Low ocean carrier rates are to blame for much of the congestion afflicting U.S. container ports, several ocean carriers and terminal operators said at a Federal Maritime Commission hearing this week.
“The service level you’re getting is what you’re paying for.” said John Atkins, president of Global Container Terminal USA. “With expenses outpacing the depressed rates, the margins are not large enough for people to be nice guys and do the right thing,”
With shippers unwilling to pay higher rates, ocean carriers have sought to control expenses by acquiring larger, more fuel-efficient ships that reduce per-unit costs. Carriers also have bargained for reduced rates from terminals that are struggling to attract capital needed for investments in facilities to handle the big ships.

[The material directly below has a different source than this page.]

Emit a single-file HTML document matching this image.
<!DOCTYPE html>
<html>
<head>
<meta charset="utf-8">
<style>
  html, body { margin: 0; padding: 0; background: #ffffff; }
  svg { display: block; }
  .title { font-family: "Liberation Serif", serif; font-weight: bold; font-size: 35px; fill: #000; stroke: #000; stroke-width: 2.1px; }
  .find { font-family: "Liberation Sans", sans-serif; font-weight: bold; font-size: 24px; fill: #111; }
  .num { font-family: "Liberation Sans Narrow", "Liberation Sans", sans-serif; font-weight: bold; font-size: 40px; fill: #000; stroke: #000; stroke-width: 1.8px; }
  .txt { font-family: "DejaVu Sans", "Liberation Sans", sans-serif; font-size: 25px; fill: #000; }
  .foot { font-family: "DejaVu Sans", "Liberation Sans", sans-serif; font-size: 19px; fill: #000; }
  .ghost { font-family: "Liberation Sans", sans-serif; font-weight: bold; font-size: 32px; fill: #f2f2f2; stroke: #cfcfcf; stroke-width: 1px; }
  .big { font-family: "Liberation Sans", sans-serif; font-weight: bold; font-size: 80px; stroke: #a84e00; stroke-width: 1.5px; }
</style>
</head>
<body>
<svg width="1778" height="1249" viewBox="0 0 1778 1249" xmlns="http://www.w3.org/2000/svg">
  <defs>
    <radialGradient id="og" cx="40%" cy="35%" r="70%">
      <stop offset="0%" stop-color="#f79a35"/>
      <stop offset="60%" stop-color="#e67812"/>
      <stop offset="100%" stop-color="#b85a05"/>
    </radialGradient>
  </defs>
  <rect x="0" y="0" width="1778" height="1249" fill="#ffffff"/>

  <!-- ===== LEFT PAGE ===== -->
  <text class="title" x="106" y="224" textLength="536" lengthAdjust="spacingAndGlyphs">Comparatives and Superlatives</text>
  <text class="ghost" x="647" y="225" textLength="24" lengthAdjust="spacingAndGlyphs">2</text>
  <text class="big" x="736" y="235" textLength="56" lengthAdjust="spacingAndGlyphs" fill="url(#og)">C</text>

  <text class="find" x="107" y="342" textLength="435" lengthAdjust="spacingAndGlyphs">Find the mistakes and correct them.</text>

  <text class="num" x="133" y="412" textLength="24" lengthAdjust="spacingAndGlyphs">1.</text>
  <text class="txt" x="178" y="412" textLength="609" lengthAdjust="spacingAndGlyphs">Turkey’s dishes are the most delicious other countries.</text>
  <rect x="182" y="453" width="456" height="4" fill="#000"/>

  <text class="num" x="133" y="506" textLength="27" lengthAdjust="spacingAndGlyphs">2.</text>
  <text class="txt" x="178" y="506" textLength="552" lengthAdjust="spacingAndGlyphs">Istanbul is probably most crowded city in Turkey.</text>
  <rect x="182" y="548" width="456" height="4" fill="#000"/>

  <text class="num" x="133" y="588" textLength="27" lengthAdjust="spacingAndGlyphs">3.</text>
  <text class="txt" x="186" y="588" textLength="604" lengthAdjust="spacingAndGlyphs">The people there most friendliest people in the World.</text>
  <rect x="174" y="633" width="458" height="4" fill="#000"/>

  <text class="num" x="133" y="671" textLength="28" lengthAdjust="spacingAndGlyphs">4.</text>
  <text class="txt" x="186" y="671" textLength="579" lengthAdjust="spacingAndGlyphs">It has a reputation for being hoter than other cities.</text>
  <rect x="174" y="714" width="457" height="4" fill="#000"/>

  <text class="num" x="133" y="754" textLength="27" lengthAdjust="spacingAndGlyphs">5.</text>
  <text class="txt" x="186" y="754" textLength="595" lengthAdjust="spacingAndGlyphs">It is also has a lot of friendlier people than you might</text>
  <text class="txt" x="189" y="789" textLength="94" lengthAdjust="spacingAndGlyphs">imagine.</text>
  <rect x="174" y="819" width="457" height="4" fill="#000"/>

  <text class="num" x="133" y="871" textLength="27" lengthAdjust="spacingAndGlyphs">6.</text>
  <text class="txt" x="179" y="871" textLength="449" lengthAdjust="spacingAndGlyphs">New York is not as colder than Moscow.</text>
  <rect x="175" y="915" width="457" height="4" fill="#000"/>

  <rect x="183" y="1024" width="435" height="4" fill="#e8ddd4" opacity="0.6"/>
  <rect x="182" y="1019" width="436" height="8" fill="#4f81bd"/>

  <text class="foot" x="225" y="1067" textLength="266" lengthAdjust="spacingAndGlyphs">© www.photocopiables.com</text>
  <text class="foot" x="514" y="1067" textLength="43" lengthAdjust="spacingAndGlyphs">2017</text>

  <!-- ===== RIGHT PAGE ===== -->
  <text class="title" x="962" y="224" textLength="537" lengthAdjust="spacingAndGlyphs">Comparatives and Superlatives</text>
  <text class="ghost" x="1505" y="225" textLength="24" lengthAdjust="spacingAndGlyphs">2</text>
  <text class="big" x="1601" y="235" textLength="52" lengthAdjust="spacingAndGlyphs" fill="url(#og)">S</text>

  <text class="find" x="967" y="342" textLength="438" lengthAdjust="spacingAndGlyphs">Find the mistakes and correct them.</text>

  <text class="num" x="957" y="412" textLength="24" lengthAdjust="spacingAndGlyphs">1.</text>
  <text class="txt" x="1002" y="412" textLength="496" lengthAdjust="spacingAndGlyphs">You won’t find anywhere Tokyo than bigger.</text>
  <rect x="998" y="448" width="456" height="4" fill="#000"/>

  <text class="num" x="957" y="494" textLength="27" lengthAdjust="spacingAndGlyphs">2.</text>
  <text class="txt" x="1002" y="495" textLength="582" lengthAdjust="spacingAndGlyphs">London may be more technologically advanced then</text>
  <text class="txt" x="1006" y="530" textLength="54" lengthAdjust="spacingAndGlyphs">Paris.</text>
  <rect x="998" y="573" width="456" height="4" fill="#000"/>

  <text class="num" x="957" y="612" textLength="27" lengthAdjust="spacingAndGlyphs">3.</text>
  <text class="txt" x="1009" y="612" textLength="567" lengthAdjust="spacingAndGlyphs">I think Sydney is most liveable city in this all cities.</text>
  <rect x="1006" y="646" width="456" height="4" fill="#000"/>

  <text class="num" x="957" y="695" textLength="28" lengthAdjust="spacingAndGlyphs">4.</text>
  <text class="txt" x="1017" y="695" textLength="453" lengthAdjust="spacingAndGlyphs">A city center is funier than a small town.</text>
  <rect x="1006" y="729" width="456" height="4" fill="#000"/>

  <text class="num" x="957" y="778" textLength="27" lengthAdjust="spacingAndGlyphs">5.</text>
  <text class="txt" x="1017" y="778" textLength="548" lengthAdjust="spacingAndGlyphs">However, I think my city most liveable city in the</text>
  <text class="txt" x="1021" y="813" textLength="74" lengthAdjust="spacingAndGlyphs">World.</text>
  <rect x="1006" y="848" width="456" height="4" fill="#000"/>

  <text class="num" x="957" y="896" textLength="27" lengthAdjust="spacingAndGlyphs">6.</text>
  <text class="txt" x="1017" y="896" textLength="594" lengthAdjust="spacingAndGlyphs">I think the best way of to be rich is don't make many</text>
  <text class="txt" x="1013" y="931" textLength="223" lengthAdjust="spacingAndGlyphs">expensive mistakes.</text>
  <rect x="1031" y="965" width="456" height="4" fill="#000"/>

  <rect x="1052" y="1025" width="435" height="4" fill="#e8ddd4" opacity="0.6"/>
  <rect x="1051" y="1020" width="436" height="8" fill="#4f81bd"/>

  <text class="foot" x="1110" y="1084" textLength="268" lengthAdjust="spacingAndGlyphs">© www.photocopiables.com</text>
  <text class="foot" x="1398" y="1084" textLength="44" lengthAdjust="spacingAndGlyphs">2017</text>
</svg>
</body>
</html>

“BCOs apply pressure to the carriers, who are introducing larger-capacity vessels all the time,” Atkins said. “Carriers put pressure on the marine terminal operators, who also are seeking additional volume. Everyone puts pressure on the truckers.”
This domino effect on service levels was described in different ways by several speakers at the FMC hearing in Baltimore. The session was the second of four regional sessions the commission is holding to gather information on port congestion.
FMC members William Doyle and Richard Lidinsky, who conducted the Baltimore hearing, said the hearings could lead to a formal fact-finding investigation by the agency, whose regulatory authority extends to ports and terminal operators.
Howard Finkel, executive vice president at Cosco Container Lines, told the hearing that carriers face constant difficulty maintaining rate levels. “Rates go down a lot faster than they go up,” he said.
Financial pressure was a key reason most container lines during the last five years have quit providing chassis as part of a bundled service in the U.S. market. The still-evolving transition of chassis to lessors and truckers has been widely blamed for equipment shortages and dislocations that add to terminal congestion and delays.
Terminal operators say some of the most egregious turn times at terminals are due to holds placed on containers for inspections by U.S. Customs and Border Protection, and that budget restrictions have stretched CBP’s staff too thin to keep up with increased volume.
Several motor carriers warned that delays at ports are making it harder to attract and keep drivers.
Shirley Roebuck, president of Gilco Trucking in Portsmouth, Virginia, said her owner-operator drivers sometimes spend all morning picking up a load, “five hours into a workday, and we’ve accomplished absolutely nothing, not made a dime.”
George Berry, an owner-operator from Chesapeake, Virginia, said drayage drivers are leaving the business because of increasing difficulty earning a living. “Driver shortage? Duh! There’s a driver shortage because there’s a driver pay shortage,” he said.